The suspect in the case, Cristhian Rivera, 24, has been charged with first degree murder. After a month-long search, Rivera was arrested and led investigators to her body in a cornfield just outside of her house, according to the New York Post.

Rivera, who is an undocumented immigrant, claimed he blacked out during the time of the murder.

Rivera was legally employed by an Iowa farm for almost four years before the crime took place. He completed a background check using stolen identification documents, according to the Washington Post.

In a column written by President Trump’s eldest son, Donald Trump Jr., released on Aug. 31 in the Des Moines Register, Trump. Jr argued that Democrats indirectly caused Mollie’s death and opposed claims that Republicans and conservatives were taking advantage of her murder, according to The New York Times.

Trump Jr. said that the Democrats’ “mask was off” and accused Democrats of fighting off policies that would, according to his column, strengthen the borders.

Trump Jr. went on to state the Democrats opt instead for an open-border policy that threatens innocent Americans.

In his plea, Tibbetts wrote that while he appreciated the debate on immigration in America, he requested that Mollie’s death and the family be left out of the discussion, according to the Des Moines Register.
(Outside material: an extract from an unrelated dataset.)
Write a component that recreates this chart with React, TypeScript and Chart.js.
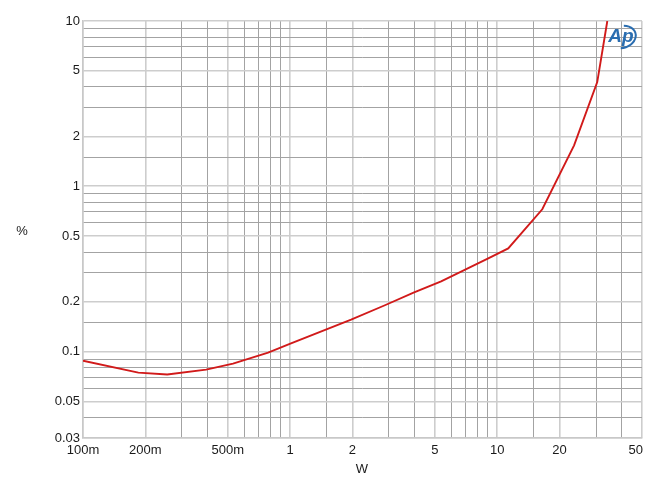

“At her eulogy, I said Mollie was nobody’s victim,” Tibbetts wrote. “Nor is she a pawn in others’ debate. She may not be able to speak for herself, but I can and will. Please leave us out of your debate. Allow us to grieve in privacy and with dignity. At long last, show some decency.”

Tibbetts’ death adds fuel to a nationwide debate on immigration, the Deferred Action for Childhood Arrivals program, and border security in the U.S., causing more strife in an already tense political landscape.